Technique: Using Figurative Language as Evidence
Ken Tucker read his review of Pharrell’s new album on Fresh Air as I drove home after work one Friday. “A MENTOR TEXT!” I screeched. (Literally.) And sometimes — the most wonderful times — we find mentor texts this way, in moments of spontaneous inspiration, rather than hours of deep searching.
In my current workshop on the technique of using evidence, my students are prone to view evidence only in its driest iterations — for them, statistics are evidence. Quotes from the text are evidence. Expert testimony is evidence.
But I want them to see that evidence is anything in our writing that illustrates or supports the point we are trying to make, the perspective we are trying to present. Evidence is both the logical facts we present and the playful way we mold our language.
What jumped out at me as I listened was Tucker’s use of figurative language. When we use figurative language — making comparisons, using idioms, engaging in hyperbole — we are supporting our point in a different way. We are illustrating our perspective by helping the reader make connections. I was struck by this particular piece because Tucker’s review wasn’t a lilting narrative. It wasn’t a “This I Believe” essay. This was a critical review using figurative language to illustrate its point to incredible effect.
How I Used It:
I used it really simply.
I gave students a definition of figurative language & five kinds of figurative language on which to hone in:
Figurative Language: Language that is not literal. In other words, it doesn’t mean exactly what it says.

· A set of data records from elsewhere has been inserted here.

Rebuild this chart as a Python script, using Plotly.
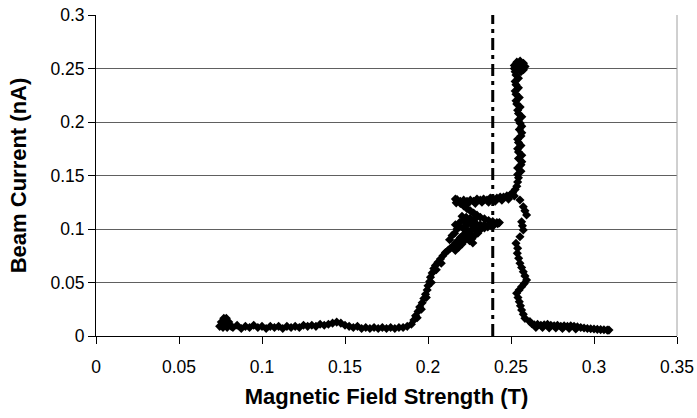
import plotly.graph_objects as go

# ---- data ----
start_x = [0.0745, 0.0755, 0.0770, 0.0785, 0.0800, 0.0815, 0.0765, 0.0790, 0.0775]
start_y = [0.0090, 0.0130, 0.0165, 0.0165, 0.0130, 0.0090, 0.0080, 0.0080, 0.0120]

flat_low_x = [0.0825, 0.0850, 0.0875, 0.0900, 0.0925, 0.0950, 0.0975, 0.1000, 0.1025, 0.1050,
              0.1075, 0.1100, 0.1125, 0.1150, 0.1175, 0.1200, 0.1225, 0.1250, 0.1275, 0.1300,
              0.1325, 0.1350, 0.1375, 0.1400, 0.1425, 0.1450, 0.1475, 0.1500, 0.1525, 0.1550,
              0.1575, 0.1600, 0.1625, 0.1650, 0.1675, 0.1700, 0.1725, 0.1750, 0.1775, 0.1800,
              0.1825, 0.1850, 0.1875]
flat_low_y = [0.008, 0.010, 0.007, 0.009, 0.008, 0.010, 0.008, 0.009, 0.007, 0.009,
              0.008, 0.009, 0.007, 0.009, 0.008, 0.009, 0.008, 0.010, 0.009, 0.010,
              0.009, 0.011, 0.010, 0.011, 0.012, 0.013, 0.012, 0.010, 0.009, 0.008,
              0.009, 0.007, 0.008, 0.007, 0.008, 0.007, 0.008, 0.007, 0.008, 0.007,
              0.008, 0.008, 0.009]

rise_x = [0.1900, 0.1915, 0.1925, 0.1940, 0.1950, 0.1965, 0.1975, 0.1985, 0.1995, 0.2000,
          0.2010, 0.2015, 0.2025, 0.2035, 0.2045, 0.2060, 0.2075, 0.2090, 0.2105, 0.2120,
          0.2135, 0.2150, 0.2165, 0.2180, 0.2195, 0.2210, 0.2225,
          0.1935, 0.1960, 0.1990, 0.2020, 0.2050, 0.2080]
rise_y = [0.011, 0.015, 0.019, 0.023, 0.027, 0.031, 0.035, 0.039, 0.043, 0.047,
          0.051, 0.055, 0.059, 0.063, 0.066, 0.069, 0.072, 0.075, 0.078, 0.080,
          0.082, 0.084, 0.087, 0.089, 0.092, 0.094, 0.096,
          0.017, 0.025, 0.036, 0.050, 0.062, 0.068]

blob_x = [0.2130, 0.2145, 0.2165, 0.2185, 0.2205, 0.2225, 0.2235, 0.2255, 0.2280, 0.2300,
          0.2250, 0.2270, 0.2265, 0.2160, 0.2175, 0.2190, 0.2210, 0.2230,
          0.2165, 0.2190, 0.2215, 0.2240, 0.2265, 0.2290, 0.2315, 0.2340,
          0.2205, 0.2230, 0.2255, 0.2280]
blob_y = [0.090, 0.094, 0.080, 0.083, 0.086, 0.090, 0.093, 0.095, 0.094, 0.096,
          0.089, 0.087, 0.091, 0.096, 0.100, 0.102, 0.101, 0.103,
          0.104, 0.106, 0.108, 0.106, 0.104, 0.105, 0.104, 0.104,
          0.112, 0.111, 0.110, 0.109]

mid_band_x = [0.2240, 0.2260, 0.2280, 0.2300, 0.2320, 0.2340, 0.2360, 0.2380, 0.2400, 0.2420, 0.2430]
mid_band_y = [0.098, 0.099, 0.100, 0.099, 0.100, 0.101, 0.102, 0.103, 0.104, 0.105, 0.106]

arm_x = [0.2415, 0.2390, 0.2365, 0.2340, 0.2315, 0.2295, 0.2275, 0.2255, 0.2235, 0.2215, 0.2195, 0.2175]
arm_y = [0.106, 0.107, 0.108, 0.1095, 0.111, 0.113, 0.115, 0.117, 0.119, 0.1215, 0.124, 0.1265]

upper_band_x = [0.2165, 0.2170, 0.2175, 0.2195, 0.2215, 0.2235, 0.2255, 0.2275, 0.2295, 0.2315,
                0.2335, 0.2355, 0.2375, 0.2395, 0.2415, 0.2435, 0.2455, 0.2475, 0.2495, 0.2510,
                0.2525, 0.2535, 0.2540, 0.2545,
                0.2205, 0.2245, 0.2285, 0.2325, 0.2365, 0.2405, 0.2445, 0.2485, 0.2520]
upper_band_y = [0.128, 0.1245, 0.1275, 0.126, 0.127, 0.126, 0.127, 0.126, 0.128, 0.127,
                0.128, 0.127, 0.129, 0.128, 0.129, 0.130, 0.130, 0.131, 0.132, 0.134,
                0.137, 0.140, 0.144, 0.148,
                0.1245, 0.1245, 0.124, 0.125, 0.125, 0.126, 0.127, 0.128, 0.131]

column_x = [0.2540, 0.2560, 0.2540, 0.2560, 0.2565, 0.2545, 0.2565, 0.2545, 0.2540, 0.2560,
            0.2545, 0.2540, 0.2560, 0.2565, 0.2550, 0.2565, 0.2555, 0.2545, 0.2565, 0.2545,
            0.2540, 0.2555, 0.2535, 0.2530, 0.2550, 0.2530, 0.2525, 0.2545, 0.2530, 0.2525,
            0.2545, 0.2530, 0.2525, 0.2520, 0.2520, 0.2535, 0.2555, 0.2575, 0.2585, 0.2575,
            0.2560, 0.2545, 0.2565, 0.2550]
column_y = [0.151, 0.154, 0.157, 0.160, 0.163, 0.166, 0.169, 0.172, 0.175, 0.178,
            0.181, 0.184, 0.187, 0.190, 0.193, 0.196, 0.199, 0.202, 0.205, 0.208,
            0.211, 0.214, 0.217, 0.220, 0.223, 0.226, 0.229, 0.232, 0.235, 0.238,
            0.241, 0.244, 0.247, 0.250, 0.253, 0.256, 0.257, 0.255, 0.252, 0.249,
            0.247, 0.2525, 0.2525, 0.2500]

fall_x = [0.2554, 0.2574, 0.2584, 0.2594, 0.2564, 0.2569, 0.2574, 0.2554, 0.2530, 0.2540,
          0.2538, 0.2546, 0.2554, 0.2564, 0.2574, 0.2584, 0.2594, 0.2580, 0.2564, 0.2549,
          0.2534, 0.2542, 0.2550, 0.2557, 0.2564, 0.2574, 0.2584, 0.2614]
fall_y = [0.1271, 0.1208, 0.1170, 0.1131, 0.1068, 0.1030, 0.0991, 0.0928, 0.0866, 0.0820,
          0.0773, 0.0727, 0.0680, 0.0640, 0.0601, 0.0562, 0.0523, 0.0490, 0.0461, 0.0430,
          0.0399, 0.0360, 0.0321, 0.0282, 0.0243, 0.0204, 0.0165, 0.0134]

flat_high_x = [0.2625, 0.2640, 0.2660, 0.2680, 0.2700, 0.2720, 0.2740, 0.2760, 0.2780, 0.2800,
               0.2820, 0.2840, 0.2860, 0.2880, 0.2900, 0.2920, 0.2940, 0.2960, 0.2980, 0.3000,
               0.3020, 0.3040, 0.3060, 0.3080, 0.3090,
               0.2650, 0.2690, 0.2730, 0.2770, 0.2810, 0.2850, 0.2890]
flat_high_y = [0.0115, 0.0105, 0.0110, 0.0100, 0.0105, 0.0110, 0.0100, 0.0095, 0.0100, 0.0090,
               0.0095, 0.0090, 0.0095, 0.0090, 0.0085, 0.0080, 0.0075, 0.0070, 0.0068, 0.0065,
               0.0062, 0.0060, 0.0058, 0.0055, 0.0055,
               0.0080, 0.0080, 0.0075, 0.0075, 0.0070, 0.0070, 0.0065]

marker_field = 0.239   # dash-dot reference line (T)

x_ticks = [0, 0.05, 0.1, 0.15, 0.2, 0.25, 0.3, 0.35]
x_labels = ["0", "0.05", "0.1", "0.15", "0.2", "0.25", "0.3", "0.35"]
y_ticks = [0, 0.05, 0.1, 0.15, 0.2, 0.25, 0.3]
y_labels = ["0", "0.05", "0.1", "0.15", "0.2", "0.25", "0.3"]

field = (start_x + flat_low_x + rise_x + blob_x + mid_band_x + arm_x + upper_band_x
         + column_x + fall_x + flat_high_x)
current = (start_y + flat_low_y + rise_y + blob_y + mid_band_y + arm_y + upper_band_y
           + column_y + fall_y + flat_high_y)

FONT = "Liberation Sans, Arial, sans-serif"

fig = go.Figure()
fig.add_trace(go.Scatter(
    x=field, y=current, mode="markers",
    marker=dict(symbol="diamond", size=7, color="black", line=dict(width=0)),
    showlegend=False, hoverinfo="x+y",
))

fig.add_shape(type="line", xref="x", yref="y", x0=marker_field, x1=marker_field,
              y0=0, y1=0.3, line=dict(color="black", width=3, dash="12px,5px,4px,5px"),
              layer="above")
# right frame edge
fig.add_shape(type="line", xref="x domain", yref="y domain", x0=1, x1=1, y0=0, y1=1,
              line=dict(color="#a0a0a0", width=1))

fig.update_layout(
    width=697, height=418,
    margin=dict(l=96, r=20, t=15, b=82),
    paper_bgcolor="white", plot_bgcolor="white",
    font=dict(family=FONT, size=17.5, color="black"),
)
fig.update_xaxes(
    range=[0, 0.35], tickvals=x_ticks, ticktext=x_labels,
    showgrid=False, zeroline=False, automargin=False, ticklabeloverflow="allow",
    showline=True, linecolor="black", linewidth=1,
    ticks="outside", ticklen=7, tickcolor="black", ticklabelstandoff=8,
    title=dict(text="<b>Magnetic Field Strength (T)</b>", font=dict(size=22), standoff=12),
)
fig.update_yaxes(
    range=[0, 0.3001], tickvals=y_ticks, ticktext=y_labels,
    showgrid=True, gridcolor="#606060", gridwidth=1, zeroline=False, automargin=False,
    ticklabeloverflow="allow",
    showline=True, linecolor="black", linewidth=1,
    ticks="outside", ticklen=7, tickcolor="black", ticklabelstandoff=0,
    title=dict(text="<b>Beam Current (nA)</b>", font=dict(size=22), standoff=17),
)

# remove the default 8px page margin so the figure fills the 697x418 window exactly
fig.write_html("out.html", config={"displayModeBar": False},
               post_script="document.body.style.margin='0';document.body.style.overflow='hidden';")
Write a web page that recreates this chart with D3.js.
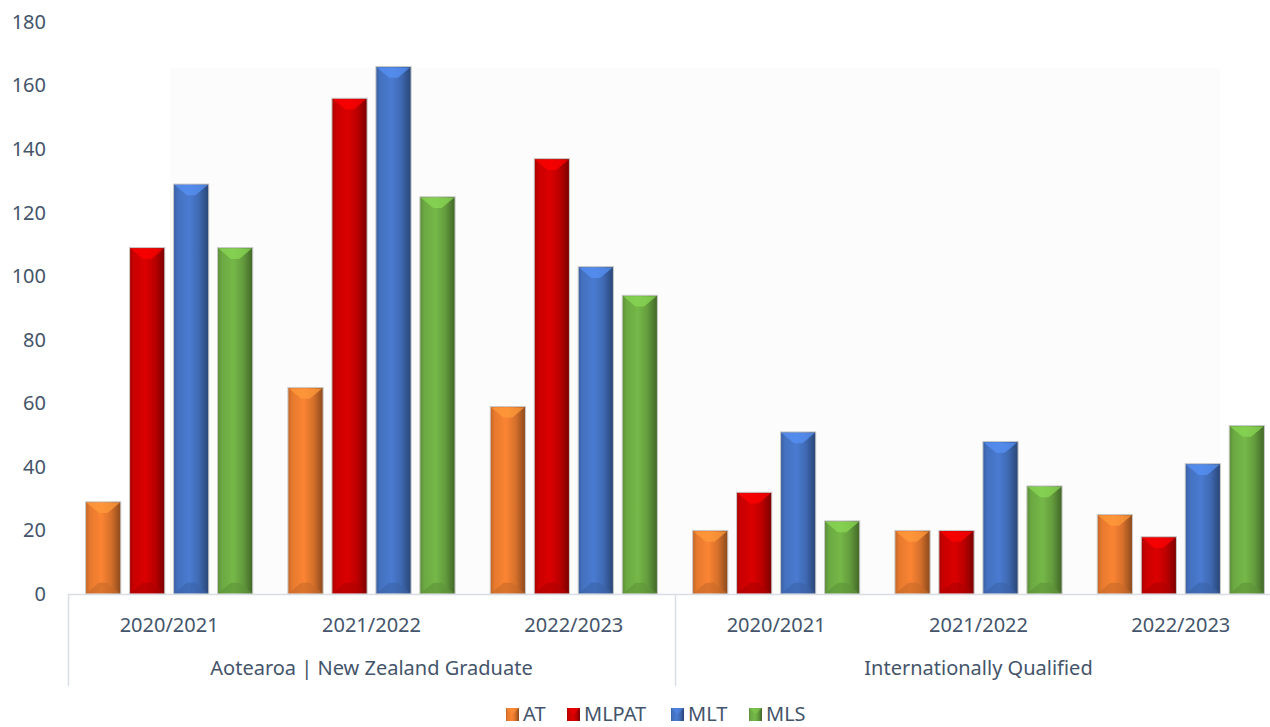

Simile: a comparison between two unlike things using “like” or “as”
Metaphor: a comparison between two unlike things without using like or as.
Personification: giving human qualities to an inhuman object
Hyperbole: extreme exaggeration used for effect
- Idiom: common, local sayings that don’t have a literal meaning
We chatted about these — sharing examples. I then asked students where they expected to see figurative language. Naturally, they expected to see it predominately in narrative. And that’s true.
But my goal was to show them how this can work in genres other than narrative.
I pulled up Ken Tucker’s review – it was perfect timing since the album is new and Pharrell recently performed on the Oscar’s. It also worked well because though students are familiar with Pharrell, most had not heard the songs mentioned in this excerpt.
I asked them to zoom in on the second paragraph to see where they could locate examples of figurative language:
“Brand New” is a song that dares you to think of it as brand new, as opposed to a canny recasting of riffs reminiscent of the Jackson 5. Pharrell is so confident in his ability to beguile you as producer, songwriter and singer, he all but buries the major guest star on that track:Justin Timberlake. Even when Pharrell dares to come off as slightly predatory, as in “Hunter” — about tracking a woman — it’s all done in the mildest manner possible. “Hunter” is also one of the high points of this album, with a rubber-band rhythm that stretches and snaps with witty elasticity. His high voice can remind you of Smokey Robinson and Marvin Gaye, as can a few of his musical hooks, but his tone is also pleasantly ghostly, wafting in and out of a melody with sinuousness that can be sly or sexy or serene.
The students found:
- “buries the major guest star”
- “rubber-band rhythm that stretches and snaps with witty elasticity”
- “his tone is also pleasantly ghostly, wafting in and out of a melody …”
After we located these examples, we talked about their connotation — what they make us think of, how we connect to them and what it makes us understand about music we have never heard.
Figurative language is not your standard kind of evidence — nevertheless, the well-placed use of figurative language can help the reader see a new perspective, understand a new topic, or “hear” a new album in a way the reader couldn’t otherwise.